Foto di Marco Serracca
TARANTO – Ci si può disamorare di un sogno così come accade nei confronti di un uomo o di una donna. E accade non perché viene meno il sentimento, ma perchè – col passare del tempo – questo amore comincia a essere contaminato da rabbia e amarezza. Le aspettative, spesso, sono le peggiori nemiche della nostra felicità. E quando lasciano il passo alle delusioni ci sentiamo feriti e sopraffatti, inesorabilmente sconfitti.
E’ ciò che prova chi, come noi, ha cullato per anni il desiderio di un’Ilva finalmente chiusa e resa innocua. Una grande fabbrica in disarmo che ritira i suoi tentacoli restituendo spazi vitali alla città. E in certi momenti – mi riferisco in particolare all’estate del 2012 quando l’inchiesta “Ambiente Svenduto” sfociò nel sequestro dell’area a caldo – è sembrato quasi di sfiorarlo quel sogno.
La magistratura si stava muovendo nella direzione auspicata dalla parte più ecologista della città, mentre la politica vedeva emergere nuovi paladini: uomini e donne finalmente schierati dalla parte della salute e dell’ambiente. Eppure, nel fare qualche passo avanti, la città ha sempre finito per compierne cento indietro, a dispetto delle evidenze scientifiche che dimostrano i danni sulla salute prodotti dai veleni industriali.
Non è un caso che alle ultime elezioni amministrative (2017) abbia prevalso un candidato sindaco di centro-sinistra, in piena continuità con la politica filo-industriale delle precedenti amministrazioni comunali.
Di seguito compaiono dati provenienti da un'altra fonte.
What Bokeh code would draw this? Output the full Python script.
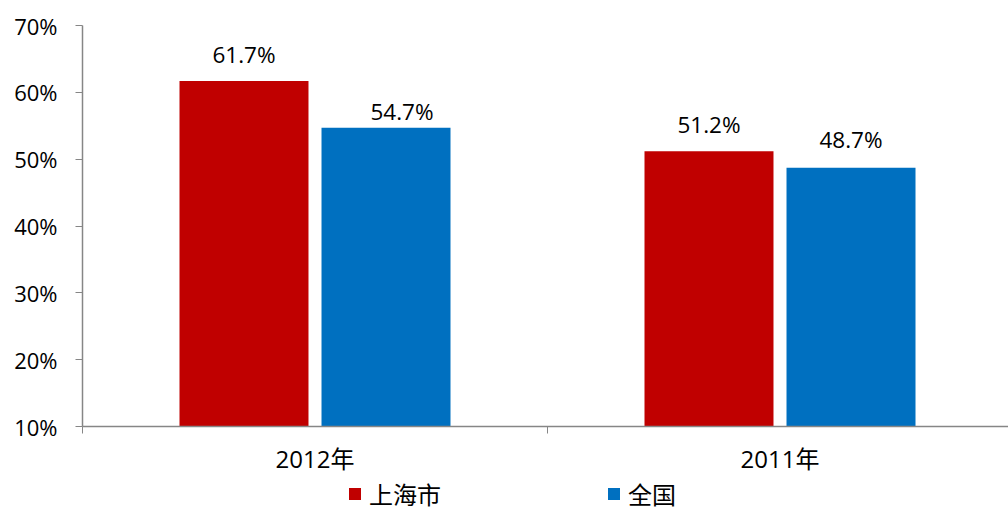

E allora, viene da chiedersi: cosa è davvero cambiato da quando (aprile 2013) la gran parte dei tarantini snobbò il referendum sulla chiusura dell’Ilva?
All’epoca il quorum rimase a distanze siderali: andarono a votare solo 32mila tarantini, il 19,5 per cento degli aventi diritto. Oggi cosa accadrebbe? Davvero si otterrebbe un risultato (decisamente) migliore? O continuerebbe a prevalere la paura nei confronti di quello che viene percepito come un “salto nel vuoto”? La verità è che, nonostante i buoni propositi di tanti volenterosi, il consenso nei confronti del Piano B deve ancora maturare in maniera prepotente al punto da inchiodare i governanti alla responsabilità di un rivoluzionario cambiamento.
Fanno bene i collaboratori di InchiostroVerde (da Giuseppe Aralla a Massimo Ruggieri) a puntare il dito contro coloro che hanno venduto una merce non ancora il loro possesso (la chiusura dell’Ilva e riconversione economica) salvo poi ripiegare su una più mite richiesta di ambientalizzazione. Ma la verità va detta tutta: se M5S a Taranto ha preso percentuali ben oltre il 40%, non bisogna dare per scontato che tutti i suoi elettori volessero la fine del Siderurgico. Pensate a quanti operai Ilva hanno votato per il movimento di Di Maio senza immaginarsi una prospettiva così drastica.
A allora dobbiamo porci una domanda fondamentale: cosa vuole davvero Taranto per il suo futuro? E’ pronta a lanciare il cuore oltre l’ostacolo e a superare i propri limiti smettendo di dare sempre la colpa ad altri? E, soprattutto: qual è la vera Taranto? Quella delle centinaia, a volte migliaia, di persone che partecipano ai sit-in contro l’inquinamento (il prossimo è in programma il 6 settembre in piazza della Vittoria) o quella che diserta sistematicamente tutte le manifestazioni?